Time to learn! - Starting my self-directed bootcamp

 

After having worked as a Software Engineer for ten years in various companies both as employee and consultant, I've handed over my work's Access Card and laptop to embark on a period of self-driven learning

As a full time employee, I found that the 50 most mentally productive hours of my week were blocked by "producing something for my job" - it's true you can learn things on the job but it's a very interrupted learning and if your company's goals don't align with all that you want to learn, it gets harder and you need to sacrifice other time I would rather use to keep my body and mind healthy.

Artificial Intelligence has made the news front in the last two years, many technology companies are in recession, the climate/energy tech sector is figuring out how to layout their plans for the future, as well as struggling to get impactful investments and all of this together looks to me like an inflection point.

My current line of work is software development - a field that is still relatively new but after my ten years of experience I can see there's way too much wasted effort (i.e: dissonance between business and technical strategy, or within software developers themselves, too much reinventing the wheel).
There's a huge potential for using LLMs to replace many of the most repetitive and error-prone tasks we're doing over and over again. If we can create, train and use new tools to reduce this waste and do more meaningful work, I'm up for it.
At the same time; there're many engineering strategy tools being developed as I write this blog post such as Teamperature from Team Topologies, and there's a trend to move away from the awful mess we've started with the microservices-first architectures out there which made our software significantly more expensive to maintain and keep to a good quality.

My domain of work is the energy sector - up until now I've been focused on the software side mostly but I love energy, decarbonization, home automation...etc. In fact, my degree is a type of Electrical Engineering specialized in telecommunications, so there's a lot of electronics and electromagnetism still in my brain that are dying to get out and put into practice.

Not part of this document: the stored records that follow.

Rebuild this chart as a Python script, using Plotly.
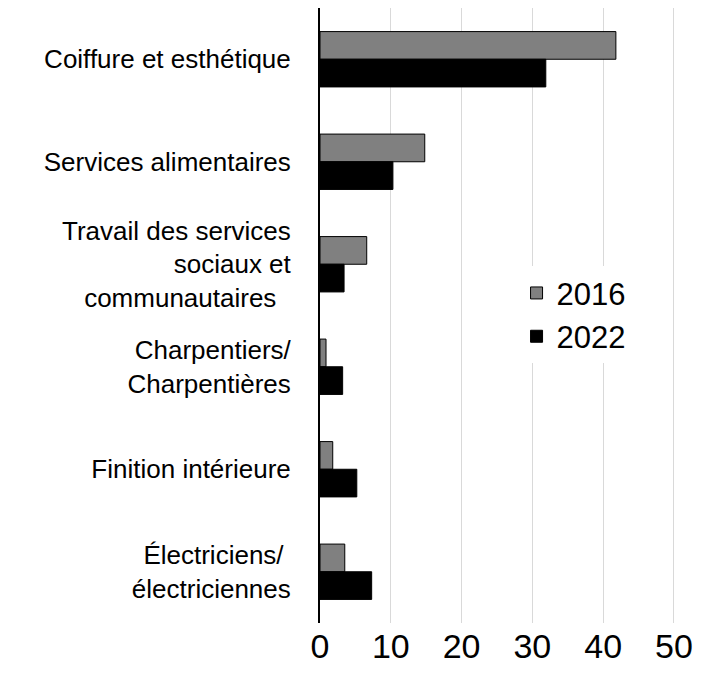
import plotly.graph_objects as go

categories = ["Coiffure et esthétique", "Services alimentaires",
              "Travail des services<br>sociaux et<br>communautaires  ",
              "Charpentiers/<br>Charpentières", "Finition intérieure",
              "Électriciens/ <br>électriciennes"]
values_2016 = [41.8, 14.8, 6.6, 0.85, 1.8, 3.5]
values_2022 = [31.9, 10.3, 3.4, 3.2, 5.2, 7.3]
x_ticks = [0, 10, 20, 30, 40, 50]

fig = go.Figure()
fig.add_trace(go.Bar(y=categories, x=values_2016, orientation="h", name="2016",
                     marker=dict(color="#808080", line=dict(color="black", width=1))))
fig.add_trace(go.Bar(y=categories, x=values_2022, orientation="h", name="2022",
                     marker=dict(color="black", line=dict(color="black", width=1))))

fig.update_layout(
    width=709, height=685,
    barmode="group", bargap=0.46, bargroupgap=0,
    plot_bgcolor="white", paper_bgcolor="white",
    font=dict(family="Liberation Sans, Arial", color="black"),
    margin=dict(l=312, r=19, t=0, b=70),
    legend=dict(x=0.52, y=0.58, xanchor="left", yanchor="top",
                font=dict(size=31), itemwidth=30, tracegroupgap=10),
)
fig.update_xaxes(range=[0, 53.4], tickvals=x_ticks, tickfont=dict(size=34),
                 showgrid=True, gridcolor="#d9d9d9", zeroline=False, ticks="",
                 automargin=False)
fig.update_yaxes(autorange="reversed", tickfont=dict(size=26), showline=True,
                 linecolor="black", linewidth=2, ticks="", ticklabelstandoff=22,
                 automargin=False)

fig.write_html("out.html")
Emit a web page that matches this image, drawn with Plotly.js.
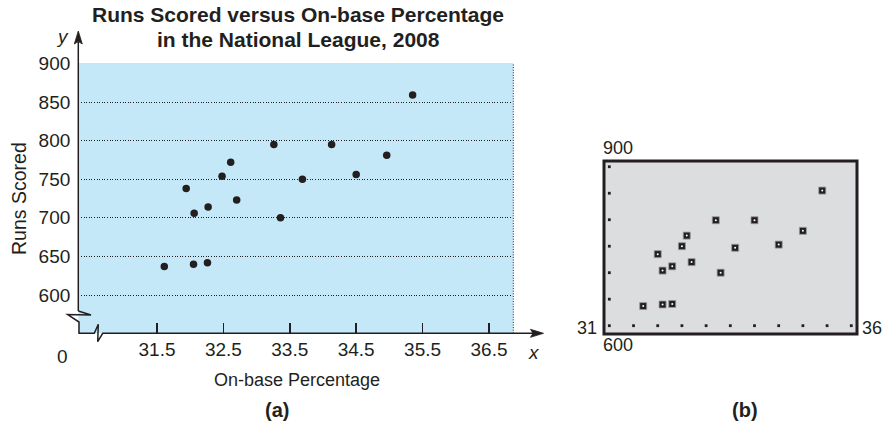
<!DOCTYPE html>
<html>
<head>
<meta charset="utf-8">
<script src="https://cdn.plot.ly/plotly-3.0.1.min.js"></script>
<style>html,body{margin:0;padding:0;background:#fff;}#chart{width:894px;height:442px;}</style>
</head>
<body>
<div id="chart"></div>
<script>
// ---- data: panel (a) as drawn ----
const obpA  = [31.61, 32.05, 32.26, 31.94, 32.06, 32.27, 32.48, 32.61, 32.70, 33.26, 33.36, 33.69, 34.13, 34.50, 34.96, 35.35];
const runsA = [637, 640, 642, 738, 706, 714, 754, 772, 723, 795, 700, 750, 795, 756, 781, 859];
// ---- data: panel (b) calculator screen ----
const obpB  = [31.7, 32.1, 32.3, 32.0, 32.1, 32.3, 32.5, 32.6, 32.7, 33.2, 33.3, 33.6, 34.0, 34.5, 35.0, 35.4];
const runsB = [637, 640, 641, 735, 704, 712, 750, 770, 720, 799, 700, 747, 799, 753, 779, 855];
// ---- ticks ----
const xTicksA = [31.5, 32.5, 33.5, 34.5, 35.5, 36.5];
const xTickTextA = ['31.5', '32.5', '33.5', '34.5', '35.5', '36.5'];
const yTicksA = [600, 650, 700, 750, 800, 850, 900];
const yTickTextA = ['600', '650', '700', '750', '800', '850', '900'];
const calcXTicks = [31, 31.5, 32, 32.5, 33, 33.5, 34, 34.5, 35, 35.5, 36];
const calcXTickY = [600, 600, 600, 600, 600, 600, 600, 600, 600, 600, 600];
const calcYTicks = [650, 700, 750, 800, 850, 900];
const calcYTickX = [31, 31, 31, 31, 31, 31];

const W = 894, H = 442;
const px = x => x / W;
const py = y => 1 - y / H;
const INK = '#231f20';
const FONT = 'Liberation Sans, Arial, Helvetica, sans-serif';

function path(pts, close) {
  let s = pts.map((p, i) => (i ? 'L' : 'M') + px(p[0]).toFixed(5) + ',' + py(p[1]).toFixed(5)).join(' ');
  return close ? s + ' Z' : s;
}

const traces = [
  {x: obpA, y: runsA, xaxis: 'x', yaxis: 'y', type: 'scatter', mode: 'markers',
   marker: {size: 7.5, color: INK}, hoverinfo: 'skip'},
  {x: calcXTicks, y: calcXTickY, xaxis: 'x2', yaxis: 'y2', type: 'scatter', mode: 'markers',
   marker: {size: 2.8, symbol: 'square', color: INK}, hoverinfo: 'skip'},
  {x: calcYTickX, y: calcYTicks, xaxis: 'x2', yaxis: 'y2', type: 'scatter', mode: 'markers',
   marker: {size: 2.8, symbol: 'square', color: INK}, hoverinfo: 'skip'},
  {x: obpB, y: runsB, xaxis: 'x2', yaxis: 'y2', type: 'scatter', mode: 'markers',
   marker: {size: 7, symbol: 'square', color: INK, line: {width: 0.8, color: '#9a9a9a'}}, hoverinfo: 'skip'},
  {x: obpB, y: runsB, xaxis: 'x2', yaxis: 'y2', type: 'scatter', mode: 'markers',
   marker: {size: 2, symbol: 'circle', color: '#ffffff'}, hoverinfo: 'skip'}
];

function ann(text, x, y, opts) {
  return Object.assign({text: text, x: px(x), y: py(y), xref: 'paper', yref: 'paper',
    xanchor: 'center', yanchor: 'middle', showarrow: false,
    font: {family: FONT, size: 18, color: INK}}, opts || {});
}

const layout = {
  width: W, height: H,
  margin: {l: 0, r: 0, t: 0, b: 0},
  paper_bgcolor: '#ffffff',
  plot_bgcolor: 'rgba(0,0,0,0)',
  showlegend: false,
  xaxis: {
    domain: [px(78.3), px(513.3)], range: [30.315, 36.866],
    tickvals: xTicksA, ticktext: xTickTextA,
    ticks: 'inside', ticklen: 10, tickwidth: 1.5, tickcolor: INK,
    showgrid: false, zeroline: false, showline: false,
    tickfont: {family: FONT, size: 19, color: INK}, ticklabelstandoff: 3,
    fixedrange: true
  },
  yaxis: {
    domain: [py(333.3), py(63)], range: [550.5, 900.5],
    tickvals: yTicksA, ticktext: yTickTextA,
    ticks: '', showgrid: true, gridcolor: INK, gridwidth: 1, griddash: '1px,1.6px',
    zeroline: false, showline: false,
    tickfont: {family: FONT, size: 19, color: INK}, ticklabelstandoff: 7,
    fixedrange: true
  },
  xaxis2: {domain: [px(604), px(857)], range: [30.890, 36.118], visible: false, fixedrange: true, anchor: 'y2'},
  yaxis2: {domain: [py(334), py(161)], range: [584.3, 910.8], visible: false, fixedrange: true, anchor: 'x2'},
  shapes: [
    {type: 'rect', xref: 'x domain', yref: 'y domain', x0: 0, x1: 1, y0: 0, y1: 1,
     fillcolor: '#c5e8f8', line: {width: 0}, layer: 'below'},
    {type: 'line', xref: 'x domain', yref: 'y domain', x0: 1, x1: 1, y0: 0, y1: 1,
     line: {color: INK, width: 1, dash: '1px,1.6px'}},
    {type: 'path', xref: 'paper', yref: 'paper', path: path([[78.3, 42], [78.3, 311]]),
     line: {color: INK, width: 1.5}},
    {type: 'path', xref: 'paper', yref: 'paper',
     path: path([[78.3, 311], [91, 315], [67.7, 314.5], [79, 322], [79, 333.3], [94.3, 333.3],
                 [98.3, 324.3], [97.7, 341.7], [102.7, 333.3], [534, 333.3]]),
     line: {color: INK, width: 1.5}},
    {type: 'path', xref: 'paper', yref: 'paper',
     path: path([[78.3, 31], [82.3, 44], [78.3, 41.5], [74.3, 44]], true),
     fillcolor: INK, line: {color: INK, width: 0.8}},
    {type: 'path', xref: 'paper', yref: 'paper',
     path: path([[543.5, 333.3], [530.5, 329.3], [533, 333.3], [530.5, 337.3]], true),
     fillcolor: INK, line: {color: INK, width: 0.8}},
    {type: 'rect', xref: 'x2 domain', yref: 'y2 domain', x0: 0, x1: 1, y0: 0, y1: 1,
     fillcolor: '#dcdddf', line: {color: INK, width: 3}, layer: 'below'}
  ],
  annotations: [
    ann('Runs Scored versus On-base Percentage', 298, 15, {font: {family: FONT, size: 21, color: INK, weight: 700}}),
    ann('in the National League, 2008', 298, 39, {font: {family: FONT, size: 21, color: INK, weight: 700}}),
    ann('y', 62, 36, {font: {family: FONT, size: 19, color: INK, style: 'italic'}}),
    ann('x', 534, 352, {font: {family: FONT, size: 19, color: INK, style: 'italic'}}),
    ann('0', 63, 356, {font: {family: FONT, size: 19, color: INK}}),
    ann('Runs Scored', 19, 199, {textangle: -90, font: {family: FONT, size: 19.5, color: INK}}),
    ann('On-base Percentage', 297, 380),
    ann('(a)', 277, 410, {font: {family: FONT, size: 20, color: INK, weight: 700}}),
    ann('(b)', 745, 410, {font: {family: FONT, size: 20, color: INK, weight: 700}}),
    ann('900', 618, 148),
    ann('600', 618, 345),
    ann('31', 587, 328),
    ann('36', 872, 328)
  ]
};

Plotly.newPlot('chart', traces, layout, {displayModeBar: false, staticPlot: true});
</script>
</body>
</html>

The courses, book reading and projects I'll be working on are around the following topics:

  • Home Energy Management and Net-Zero Energy transition - Get well versed enough to be able to understand, translate and even make decisions for my team when I work on my next role.
  • Artificial Intelligence - Understand as much as I can and learn about tools and applications I can use.
  • Algorithms - Get stronger at them because I never put much directed effort into them other than the corresponding courses in Uni which I have mostly forgotten about.
  • System Design - I'm using ByteByteGo most likely, they're amazing.
  • Networking, reading, studying other companies stories and learn from all their collective information about Engineering Strategy, Engineering Leadership and current trends in the industry.

I've already started chipping away all those topics, using courses on Coursera, Investigating Open Source projects...etc but it's soon to list exactly which courses I'm doing, given I might decide to swap them if they aren't not what I'm looking for. I'll post an update as soon as I have a self-contained post to share.